Not quite. There’s reason to believe that a small but significant number of women travel to meet and have sex with men.

Anthropologists and sociologists have been studying the phenomenon for at least a decade. Moreover, several beach resorts in developing countries, such as Kuta in Bali, Negril in Jamaica and Boca Chica and Sosua in the Dominican Republic, have become known as pickup spots for women tourists.

Just how many women go to such places chiefly for the purpose of forming liaisons is unknown. But a recent poll of 240 unaccompanied women tourists in Jamaica and the Dominican Republic, conducted by researcher Jacqueline Sanchez Taylor and reported last August in Sociology, the journal of the British Sociological Assn., showed that a third of the women surveyed had one or more sexual relationships with local men during their vacations.

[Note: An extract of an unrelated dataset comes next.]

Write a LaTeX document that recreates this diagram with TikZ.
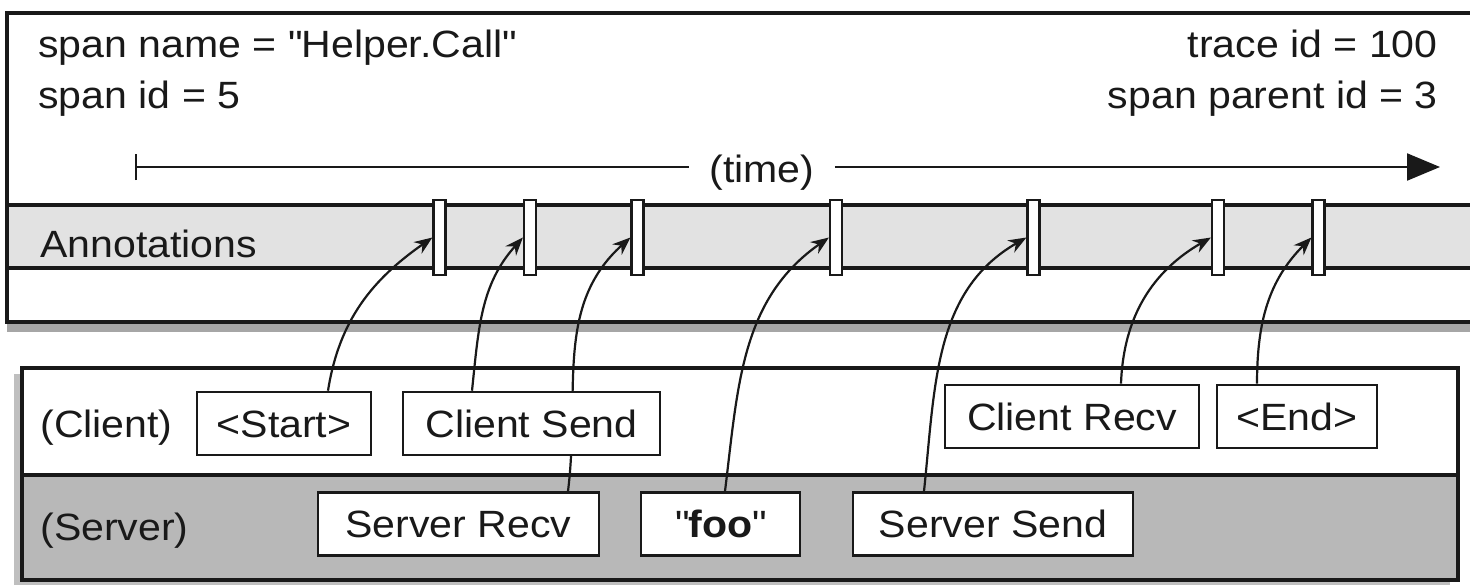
\documentclass[tikz,border=0pt]{standalone}
\usepackage{fontspec}
\setmainfont{Liberation Sans}[FakeStretch=1.08]
\usetikzlibrary{arrows.meta,calc,shadows}
\pgfdeclarelayer{bg}
\pgfdeclarelayer{conn}
\pgfsetlayers{bg,conn,main}
\definecolor{annot}{gray}{0.885}
\definecolor{srv}{gray}{0.72}
\definecolor{ink}{gray}{0.1}
\begin{document}
\begin{tikzpicture}[x=0.5pt,y=-0.5pt,
  txt/.style={font=\fontsize{19}{22}\selectfont, inner sep=0pt, text=ink},
  box/.style={draw=ink, line width=1.3pt, fill=white, font=\fontsize{19}{22}\selectfont,
    text=ink, text height=13.6pt, text depth=0pt, inner sep=0pt, minimum height=31.5pt},
  marker/.style={draw=ink, line width=1.1pt, fill=white, minimum width=6pt,
    minimum height=37.5pt, inner sep=0pt},
  connector/.style={draw=ink, line width=1.1pt, -{Stealth[length=9pt,width=7pt]}},
  panel/.style={draw=ink, line width=1.6pt},
  shadowtop/.style={drop shadow={shadow xshift=0pt, shadow yshift=-5pt, fill=black, opacity=0.35}},
  shadowbot/.style={drop shadow={shadow xshift=-4pt, shadow yshift=-3pt, fill=black, opacity=0.25}}]
\useasboundingbox (0,0) rectangle (1470,584);
\clip (0,0) rectangle (1470,584);

% ---------- panels ----------
\begin{pgfonlayer}{bg}
  \fill[white] (0,0) rectangle (1470,584);
  % top span panel
  \path[fill=white, shadowtop] (7,13) rectangle (1490,322);
  \fill[annot] (7,205) rectangle (1490,268);
  \draw[panel] (7,205) -- (1490,205);
  \draw[panel] (7,268) -- (1490,268);
  \draw[panel] (1490,13) -- (7,13) -- (7,322) -- (1490,322);
  % bottom client/server panel
  \path[fill=white, shadowbot] (22,368) rectangle (1458,580);
  \fill[srv] (22,475) rectangle (1458,580);
  \draw[panel] (22,475) -- (1458,475);
  \draw[panel] (22,368) rectangle (1458,580);
\end{pgfonlayer}

% ---------- texts of the span ----------
\node[txt, anchor=base west] (sname) at (38,57) {span name = \textquotedbl Helper.Call\textquotedbl};
\node[txt, anchor=base west] (sid) at (38,108) {span id = 5};
\node[txt, anchor=base east] (tid) at (1438,57) {trace id = 100};
\node[txt, anchor=base east] (pid) at (1438,108) {span parent id = 3};
\node[txt, anchor=base west] (annlbl) at (40,257) {Annotations};

% ---------- time axis ----------
\coordinate (t0) at (135,167);
\coordinate (t1) at (1440,167);
\node[txt, anchor=base, inner xsep=10pt] (time) at (762,182) {(time)};
\draw[ink, line width=1.1pt, {Bar[width=13pt]}-] (t0) -- (time.west |- t0);
\draw[ink, line width=1.1pt, -{Triangle[length=16.5pt,width=13.5pt]}] (time.east |- t1) -- (t1);

% ---------- annotation markers ----------
\node[marker] (m1) at (439.5,237.5) {};
\node[marker] (m2) at (530,237.5) {};
\node[marker] (m3) at (637.5,237.5) {};
\node[marker] (m4) at (836,237.5) {};
\node[marker] (m5) at (1033.5,237.5) {};
\node[marker] (m6) at (1218,237.5) {};
\node[marker] (m7) at (1318.5,237.5) {};

% ---------- client / server ----------
\node[txt, anchor=base west] (client) at (40,437) {(Client)};
\node[txt, anchor=base west] (server) at (40,540) {(Server)};

\node[box, minimum width=87pt] (start) at (284,423.5) {<Start>};
\node[box, minimum width=128.5pt] (csend) at (531.5,423.5) {Client Send};
\node[box, minimum width=127pt] (crecv) at (1072,416.5) {Client Recv};
\node[box, minimum width=80pt] (end) at (1297,416.5) {<End>};
\node[box, minimum width=140.5pt] (srecv) at (458.5,524) {Server Recv};
\node[box, minimum width=79.5pt] (foo) at (720.5,524) {\textquotedbl\textbf{foo}\textquotedbl};
\node[box, minimum width=140pt] (ssend) at (993,524) {Server Send};

% ---------- connectors ----------
\begin{pgfonlayer}{conn}
  \draw[connector] ($(start.north)+(44,0)$) to[out=81, in=215] (m1.west);
  \draw[connector] ($(csend.north)+(-59.5,0)$) to[out=84, in=228] (m2.west);
  \draw[connector] ($(srecv.north)+(109.5,0)$) to[out=83, in=222] (m3.west);
  \draw[connector] ($(foo.north)+(4.5,0)$) to[out=83, in=215] (m4.west);
  \draw[connector] ($(ssend.north)+(-69,0)$) to[out=84, in=210] (m5.west);
  \draw[connector] ($(crecv.north)+(49,0)$) to[out=88, in=210] (m6.west);
  \draw[connector] ($(end.north)+(-40,0)$) to[out=90, in=225] (m7.west);
\end{pgfonlayer}
\end{tikzpicture}
\end{document}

“From the early days, Jamaica was very popular among young European women as a place for sexual experimentation,” says Christopher P. Baker, a guidebook writer for Lonely Planet Publications and Moon Handbooks who has been traveling to Jamaica for 20 years. “They fell for locals.”

After the release of “How Stella Got Her Groove Back,” Baker says there was “a very obvious influx of middle-aged, middle-class women from North America” in Jamaica for sex, along with the sun and sand.

Still, by all accounts, women sex tourists are rare compared with the number of men who travel to countries like Thailand and the Philippines for sex with prostitutes, some of whom are children sold by impoverished parents into the skin trade. Jessica Neuwirth, president of Equality Now, a New York-based women’s rights organization, says that about 25 companies in the U.S. offer organized sex tours for men.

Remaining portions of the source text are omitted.